The next morning we took about four hours to light everything and rehearse the camera move again and again. Our B camera operator wore a headset and talked the A camera operator through the choreography during the shot. Reminding him what was next, who to focus on, where the next transition was, etc. The AD’s practiced (with a bunch of PA’s and set dressers) moving all the live chickens in and out of the back office in a very short amount of time. And we worked out all the other miscellaneous things–Devito’s black paint, the chickens that shuttled back and forth to the keg room, etc. Then we brought in the actors and started shooting. Took about twelve takes if I remember right.

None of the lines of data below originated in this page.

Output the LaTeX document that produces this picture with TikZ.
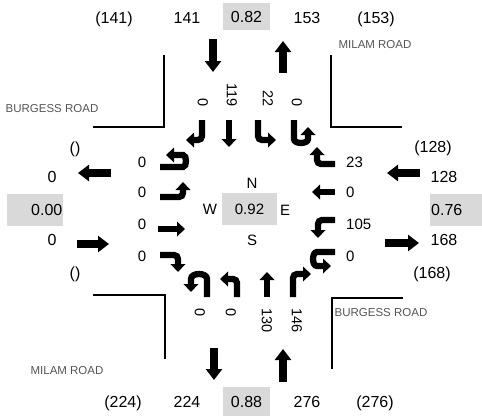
\documentclass[tikz,border=0pt]{standalone}
\usepackage{fontspec}
\setmainfont{Liberation Sans}
\usetikzlibrary{arrows.meta}
\definecolor{boxgray}{RGB}{217,217,217}
\definecolor{roadgray}{RGB}{85,85,85}
\tikzset{
  outnum/.style={inner sep=0pt, font=\fontsize{16}{18}\selectfont, text height=11.5pt, text depth=0pt},
  innum/.style={inner sep=0pt, font=\fontsize{15}{17}\selectfont, text height=10.7pt, text depth=0pt},
  rotnum/.style={inner sep=0pt, font=\fontsize{14.5}{16}\selectfont, text height=10.4pt, text depth=0pt, rotate=-90},
  roadlbl/.style={inner sep=0pt, font=\fontsize{11.5}{13}\selectfont, text=roadgray, text height=8.2pt, text depth=0pt},
  bigarrow/.style={line width=8.3pt, -{Triangle[width=16pt,length=11pt]}},
  smallarrow/.style={line width=6.3pt, rounded corners=4pt, -{Triangle[width=14.5pt,length=8pt]}},
  curb/.style={line width=2pt},
}
\begin{document}
\begin{tikzpicture}[x=1pt,y=-1pt]
\useasboundingbox (0,0) rectangle (482,416);
% grey v/c boxes
\fill[boxgray] (223,3) rectangle (270,30);
\fill[boxgray] (223,387) rectangle (270,416);
\fill[boxgray] (7,194) rectangle (63,226);
\fill[boxgray] (430,194) rectangle (482,226);
\fill[boxgray] (222,193) rectangle (277,225);
% top row
\node[outnum] (t1) at (114,18) {(141)};
\node[outnum] (t2) at (187,18) {141};
\node[outnum] (t3) at (246.5,17) {0.82};
\node[outnum] (t4) at (307,18) {153};
\node[outnum] (t5) at (376,18) {(153)};
% bottom row
\node[outnum] (b1) at (123,402) {(224)};
\node[outnum] (b2) at (187,402) {224};
\node[outnum] (b3) at (246.5,402) {0.88};
\node[outnum] (b4) at (307,402) {276};
\node[outnum] (b5) at (375,402) {(276)};
% left column
\node[outnum] (l1) at (75,148) {()};
\node[outnum] (l2) at (52,177) {0};
\node[outnum, anchor=east] (l3) at (62.5,210) {0.00};
\node[outnum] (l4) at (52,240) {0};
\node[outnum] (l5) at (75,273) {()};
% right column
\node[outnum] (r1) at (433,147) {(128)};
\node[outnum, anchor=west] (r2) at (430.5,177) {128};
\node[outnum, anchor=west] (r3) at (431,210) {0.76};
\node[outnum, anchor=west] (r4) at (430.5,240) {168};
\node[outnum] (r5) at (432,273) {(168)};
% centre
\node[innum] (cn) at (252,183) {N};
\node[innum] (cw) at (210,209) {W};
\node[innum] (cv) at (249.5,209) {0.92};
\node[innum] (ce) at (285,210) {E};
\node[innum] (cs) at (252,240) {S};
% inner left labels
\node[innum] (wl1) at (142,162) {0};
\node[innum] (wl2) at (142,192) {0};
\node[innum] (wl3) at (142,224) {0};
\node[innum] (wl4) at (142,256) {0};
% inner right labels
\node[innum, anchor=west] (el1) at (346,162) {23};
\node[innum, anchor=west] (el2) at (346,192) {0};
\node[innum, anchor=west] (el3) at (346,224) {105};
\node[innum, anchor=west] (el4) at (346,256) {0};
% top rotated labels
\node[rotnum, anchor=east] (nl1) at (203,107) {0};
\node[rotnum, anchor=east] (nl2) at (232,107) {119};
\node[rotnum, anchor=east] (nl3) at (268,107) {22};
\node[rotnum, anchor=east] (nl4) at (297,107) {0};
% bottom rotated labels
\node[rotnum, anchor=west] (sl1) at (200,308.5) {0};
\node[rotnum, anchor=west] (sl2) at (231,308.5) {0};
\node[rotnum, anchor=west] (sl3) at (267,308.5) {130};
\node[rotnum, anchor=west] (sl4) at (297,308.5) {146};
% road names
\node[roadlbl] (rd1) at (375,44) {MILAM ROAD};
\node[roadlbl] (rd2) at (52,108) {BURGESS ROAD};
\node[roadlbl] (rd3) at (381,312) {BURGESS ROAD};
\node[roadlbl] (rd4) at (67,370) {MILAM ROAD};
% curbs
\draw[curb] (93,127) -- (164,127) -- (164,55);
\draw[curb] (402,127) -- (331,127) -- (331,55);
\draw[curb] (93,295) -- (165,295) -- (165,359);
\draw[curb] (403,298) -- (332,298) -- (332,369);
% outer arrows
\draw[bigarrow] (213,39) -- (213,72);
\draw[bigarrow] (283,73) -- (283,41);
\draw[bigarrow] (214,348) -- (214,380);
\draw[bigarrow] (283,382) -- (283,349);
\draw[bigarrow] (111,173) -- (78,173);
\draw[bigarrow] (77,244) -- (109,244);
\draw[bigarrow] (420,173) -- (387,173);
\draw[bigarrow] (385,243) -- (419,243);
% north approach
\draw[smallarrow] (202,120) -- (202,140) -- (186,140);
\draw[smallarrow] (229,120) -- (229,147);
\draw[smallarrow] (258,120) -- (258,140) -- (276,140);
\draw[smallarrow] (294,120) -- (294,135) .. controls (294,144.3) and (308,144.3) .. (308,135) -- (308,127);
% east approach
\draw[smallarrow] (335,164) -- (317,164) -- (317,147);
\draw[smallarrow] (335,192) -- (312,192);
\draw[smallarrow] (335,220) -- (318,220) -- (318,238);
\draw[smallarrow] (335,252) -- (321,252) .. controls (311.7,252) and (311.7,266) .. (321,266) -- (331,266);
% south approach
\draw[smallarrow] (207,297) -- (207,283) .. controls (207,272.3) and (191,272.3) .. (191,283) -- (191,292);
\draw[smallarrow] (237,297) -- (237,279) -- (220,279);
\draw[smallarrow] (267,297) -- (267,272);
\draw[smallarrow] (293,297) -- (293,274) -- (311,274);
% west approach
\draw[smallarrow] (160,167) -- (179,167) .. controls (187,167) and (187,155) .. (179,155) -- (166,155);
\draw[smallarrow] (160,197) -- (183,197) -- (183,182);
\draw[smallarrow] (158,229) -- (185,229);
\draw[smallarrow] (160,255) -- (178,255) -- (178,272);
\end{tikzpicture}
\end{document}
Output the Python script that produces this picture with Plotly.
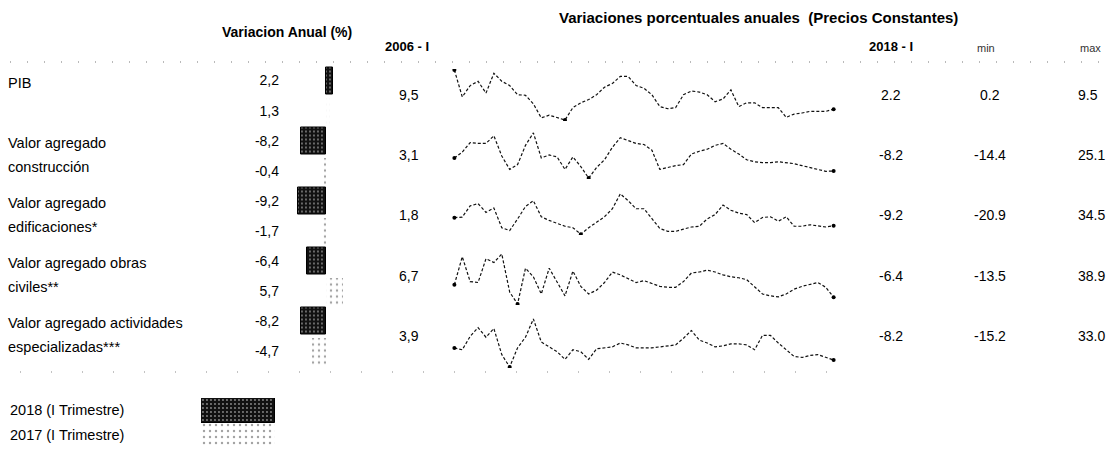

Around 11 script pages. A third of the show. All before lunch.”
The scene is also reminiscent of Birdman, one of this year’s Oscar nominees for Best Picture that is edited to look like a nearly continuous 2-hour shot, but Shakman said most of the work on the episode and accompanying score was completed before anyone on the crew saw the film, so it simply became an “unintended homage” after the fact.
The “Charlie Work” scene doesn’t appear to be online in its entirety at the moment, but the full episode is available (depending on your cable/satellite provider) on the FX Networks site. It’s definitely worth tracking down, if for no other reason than to experience the payoff that comes after watching Charlie continually slam a barstool against the ground several times throughout the scene for no apparent reason.